### [Stored rows]
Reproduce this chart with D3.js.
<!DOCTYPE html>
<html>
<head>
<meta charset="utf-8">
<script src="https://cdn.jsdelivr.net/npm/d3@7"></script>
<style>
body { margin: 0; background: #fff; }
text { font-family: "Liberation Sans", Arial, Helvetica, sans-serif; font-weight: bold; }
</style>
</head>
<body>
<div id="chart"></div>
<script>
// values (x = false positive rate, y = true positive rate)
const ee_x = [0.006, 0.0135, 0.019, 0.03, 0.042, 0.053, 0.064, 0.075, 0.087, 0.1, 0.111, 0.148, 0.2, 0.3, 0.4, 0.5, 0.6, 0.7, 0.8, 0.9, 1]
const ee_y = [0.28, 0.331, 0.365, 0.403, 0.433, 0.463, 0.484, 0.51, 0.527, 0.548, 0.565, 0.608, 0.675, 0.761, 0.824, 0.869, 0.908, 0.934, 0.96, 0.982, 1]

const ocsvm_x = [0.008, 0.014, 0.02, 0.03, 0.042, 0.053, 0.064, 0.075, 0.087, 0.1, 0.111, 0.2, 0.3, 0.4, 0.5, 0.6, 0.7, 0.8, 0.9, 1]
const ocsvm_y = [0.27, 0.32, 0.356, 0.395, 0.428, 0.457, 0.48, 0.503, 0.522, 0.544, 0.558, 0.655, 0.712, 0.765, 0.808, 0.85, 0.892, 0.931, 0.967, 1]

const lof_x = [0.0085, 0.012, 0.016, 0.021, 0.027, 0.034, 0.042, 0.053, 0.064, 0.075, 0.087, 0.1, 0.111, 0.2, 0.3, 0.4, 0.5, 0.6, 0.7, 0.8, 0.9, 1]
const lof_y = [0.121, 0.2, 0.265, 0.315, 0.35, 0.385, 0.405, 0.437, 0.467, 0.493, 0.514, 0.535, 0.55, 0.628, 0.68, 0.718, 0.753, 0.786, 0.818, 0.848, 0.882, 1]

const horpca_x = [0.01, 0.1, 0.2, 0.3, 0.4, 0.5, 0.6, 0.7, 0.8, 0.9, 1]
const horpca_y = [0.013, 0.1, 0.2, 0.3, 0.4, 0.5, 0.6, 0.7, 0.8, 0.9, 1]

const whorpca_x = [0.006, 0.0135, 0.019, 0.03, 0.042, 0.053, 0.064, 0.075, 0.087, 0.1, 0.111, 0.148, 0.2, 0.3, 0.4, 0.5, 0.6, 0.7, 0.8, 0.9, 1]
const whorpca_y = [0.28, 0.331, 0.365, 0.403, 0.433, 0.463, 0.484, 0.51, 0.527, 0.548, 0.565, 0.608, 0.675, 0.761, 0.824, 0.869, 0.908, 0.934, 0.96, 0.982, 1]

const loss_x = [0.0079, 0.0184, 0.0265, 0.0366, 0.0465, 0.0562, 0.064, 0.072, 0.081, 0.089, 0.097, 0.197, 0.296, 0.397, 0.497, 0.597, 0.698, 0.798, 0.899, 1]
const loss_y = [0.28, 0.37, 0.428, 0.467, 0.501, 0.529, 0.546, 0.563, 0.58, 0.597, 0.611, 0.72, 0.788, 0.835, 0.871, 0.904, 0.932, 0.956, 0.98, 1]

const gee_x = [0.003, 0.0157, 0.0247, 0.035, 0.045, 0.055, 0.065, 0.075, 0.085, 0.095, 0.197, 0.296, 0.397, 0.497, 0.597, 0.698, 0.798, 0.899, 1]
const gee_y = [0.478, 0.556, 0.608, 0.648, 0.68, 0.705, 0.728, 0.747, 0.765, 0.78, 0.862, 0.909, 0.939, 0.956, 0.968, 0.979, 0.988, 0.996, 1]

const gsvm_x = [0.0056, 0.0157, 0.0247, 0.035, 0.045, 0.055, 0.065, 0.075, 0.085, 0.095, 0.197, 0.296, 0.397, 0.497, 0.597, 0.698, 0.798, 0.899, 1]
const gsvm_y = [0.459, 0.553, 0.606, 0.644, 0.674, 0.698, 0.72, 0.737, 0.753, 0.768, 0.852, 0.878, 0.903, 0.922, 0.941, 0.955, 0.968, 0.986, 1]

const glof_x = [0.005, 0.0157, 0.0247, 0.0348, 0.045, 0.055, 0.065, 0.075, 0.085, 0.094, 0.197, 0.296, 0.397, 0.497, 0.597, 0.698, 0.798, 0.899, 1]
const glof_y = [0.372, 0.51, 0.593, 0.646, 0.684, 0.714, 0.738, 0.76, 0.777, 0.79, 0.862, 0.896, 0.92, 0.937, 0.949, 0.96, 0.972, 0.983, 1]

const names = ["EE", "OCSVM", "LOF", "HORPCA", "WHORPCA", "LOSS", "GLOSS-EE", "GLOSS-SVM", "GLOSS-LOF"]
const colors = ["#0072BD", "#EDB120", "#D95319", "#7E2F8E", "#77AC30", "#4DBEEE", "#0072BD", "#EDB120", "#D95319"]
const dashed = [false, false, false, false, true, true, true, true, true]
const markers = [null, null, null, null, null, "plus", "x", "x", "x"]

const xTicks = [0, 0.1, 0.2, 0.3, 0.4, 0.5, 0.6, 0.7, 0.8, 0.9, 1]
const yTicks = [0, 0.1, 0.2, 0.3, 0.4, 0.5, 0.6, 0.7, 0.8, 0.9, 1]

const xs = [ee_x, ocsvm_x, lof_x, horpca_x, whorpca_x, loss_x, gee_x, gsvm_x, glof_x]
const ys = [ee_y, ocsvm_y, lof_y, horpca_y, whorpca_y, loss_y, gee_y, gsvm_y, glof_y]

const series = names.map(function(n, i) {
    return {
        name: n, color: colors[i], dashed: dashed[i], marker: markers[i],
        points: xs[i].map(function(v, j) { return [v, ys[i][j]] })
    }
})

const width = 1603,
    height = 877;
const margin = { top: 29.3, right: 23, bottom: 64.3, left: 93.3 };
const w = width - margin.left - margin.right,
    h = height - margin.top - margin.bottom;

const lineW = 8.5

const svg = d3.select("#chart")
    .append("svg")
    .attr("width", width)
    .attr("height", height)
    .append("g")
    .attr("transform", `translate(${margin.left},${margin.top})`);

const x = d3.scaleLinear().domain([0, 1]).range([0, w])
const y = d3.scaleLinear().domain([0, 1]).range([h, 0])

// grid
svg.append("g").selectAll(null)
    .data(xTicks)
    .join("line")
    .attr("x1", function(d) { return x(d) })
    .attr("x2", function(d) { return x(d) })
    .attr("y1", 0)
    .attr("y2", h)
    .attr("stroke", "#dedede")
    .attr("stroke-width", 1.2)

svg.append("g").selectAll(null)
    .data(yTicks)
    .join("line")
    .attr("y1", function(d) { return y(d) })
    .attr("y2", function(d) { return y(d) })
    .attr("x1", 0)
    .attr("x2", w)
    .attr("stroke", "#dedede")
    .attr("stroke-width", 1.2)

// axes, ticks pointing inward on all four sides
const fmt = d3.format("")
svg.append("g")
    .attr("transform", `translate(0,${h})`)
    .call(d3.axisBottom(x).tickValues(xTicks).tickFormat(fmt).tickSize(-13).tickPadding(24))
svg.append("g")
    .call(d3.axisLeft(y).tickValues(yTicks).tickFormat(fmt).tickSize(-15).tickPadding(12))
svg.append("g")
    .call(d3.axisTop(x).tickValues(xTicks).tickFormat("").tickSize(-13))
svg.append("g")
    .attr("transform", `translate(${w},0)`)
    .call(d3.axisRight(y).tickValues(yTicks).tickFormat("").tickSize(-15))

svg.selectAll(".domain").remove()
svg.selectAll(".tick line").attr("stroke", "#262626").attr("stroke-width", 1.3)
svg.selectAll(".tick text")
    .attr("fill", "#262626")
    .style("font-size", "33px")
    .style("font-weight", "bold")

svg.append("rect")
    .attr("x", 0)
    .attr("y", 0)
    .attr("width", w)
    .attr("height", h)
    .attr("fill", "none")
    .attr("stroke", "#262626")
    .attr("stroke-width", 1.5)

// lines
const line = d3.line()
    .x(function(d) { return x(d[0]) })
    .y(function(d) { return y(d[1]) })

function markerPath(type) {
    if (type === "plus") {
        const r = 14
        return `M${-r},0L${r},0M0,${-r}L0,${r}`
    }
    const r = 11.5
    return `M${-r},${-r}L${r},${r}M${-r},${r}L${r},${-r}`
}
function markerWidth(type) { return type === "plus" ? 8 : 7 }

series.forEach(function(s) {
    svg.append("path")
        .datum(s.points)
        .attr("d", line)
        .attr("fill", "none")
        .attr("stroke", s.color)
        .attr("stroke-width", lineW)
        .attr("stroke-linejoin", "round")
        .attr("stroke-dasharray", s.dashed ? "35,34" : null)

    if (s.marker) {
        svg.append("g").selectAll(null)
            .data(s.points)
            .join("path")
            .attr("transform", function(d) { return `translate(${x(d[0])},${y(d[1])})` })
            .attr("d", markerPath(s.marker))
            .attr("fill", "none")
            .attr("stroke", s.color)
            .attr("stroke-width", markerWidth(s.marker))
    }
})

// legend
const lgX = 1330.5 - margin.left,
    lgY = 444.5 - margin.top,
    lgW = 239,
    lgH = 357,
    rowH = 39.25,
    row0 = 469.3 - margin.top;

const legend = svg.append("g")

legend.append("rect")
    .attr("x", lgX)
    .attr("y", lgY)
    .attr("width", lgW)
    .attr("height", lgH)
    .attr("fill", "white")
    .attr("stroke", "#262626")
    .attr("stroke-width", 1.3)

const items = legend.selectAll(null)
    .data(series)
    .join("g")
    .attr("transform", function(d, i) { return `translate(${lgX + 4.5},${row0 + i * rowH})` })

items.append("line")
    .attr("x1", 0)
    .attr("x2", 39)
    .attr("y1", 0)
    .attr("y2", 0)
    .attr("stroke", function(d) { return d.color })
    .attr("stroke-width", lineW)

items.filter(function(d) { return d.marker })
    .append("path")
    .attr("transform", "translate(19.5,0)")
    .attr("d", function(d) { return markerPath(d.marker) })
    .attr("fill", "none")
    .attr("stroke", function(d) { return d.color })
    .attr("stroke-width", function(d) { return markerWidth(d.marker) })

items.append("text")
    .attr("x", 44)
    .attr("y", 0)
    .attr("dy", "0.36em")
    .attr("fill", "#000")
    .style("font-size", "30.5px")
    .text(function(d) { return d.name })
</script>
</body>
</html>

--

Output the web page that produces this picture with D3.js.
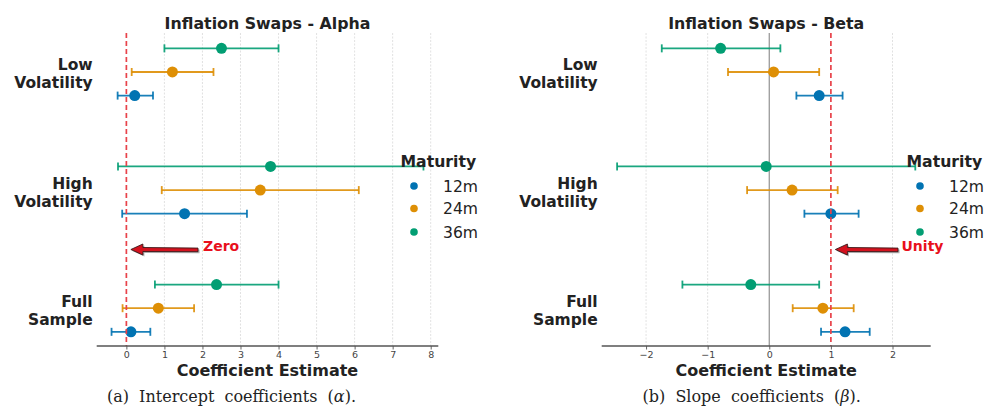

### [Requirements]
Your task is to print the lines from the one containing "Reproduce this chart with D3.js." through the one containing "0.931, 0.967, 1]", exactly and with nothing added.

### [Reply to the task]
Reproduce this chart with D3.js.
<!DOCTYPE html>
<html>
<head>
<meta charset="utf-8">
<script src="https://cdn.jsdelivr.net/npm/d3@7"></script>
<style>
body { margin: 0; background: #fff; }
text { font-family: "Liberation Sans", Arial, Helvetica, sans-serif; font-weight: bold; }
</style>
</head>
<body>
<div id="chart"></div>
<script>
// values (x = false positive rate, y = true positive rate)
const ee_x = [0.006, 0.0135, 0.019, 0.03, 0.042, 0.053, 0.064, 0.075, 0.087, 0.1, 0.111, 0.148, 0.2, 0.3, 0.4, 0.5, 0.6, 0.7, 0.8, 0.9, 1]
const ee_y = [0.28, 0.331, 0.365, 0.403, 0.433, 0.463, 0.484, 0.51, 0.527, 0.548, 0.565, 0.608, 0.675, 0.761, 0.824, 0.869, 0.908, 0.934, 0.96, 0.982, 1]

const ocsvm_x = [0.008, 0.014, 0.02, 0.03, 0.042, 0.053, 0.064, 0.075, 0.087, 0.1, 0.111, 0.2, 0.3, 0.4, 0.5, 0.6, 0.7, 0.8, 0.9, 1]
const ocsvm_y = [0.27, 0.32, 0.356, 0.395, 0.428, 0.457, 0.48, 0.503, 0.522, 0.544, 0.558, 0.655, 0.712, 0.765, 0.808, 0.85, 0.892, 0.931, 0.967, 1]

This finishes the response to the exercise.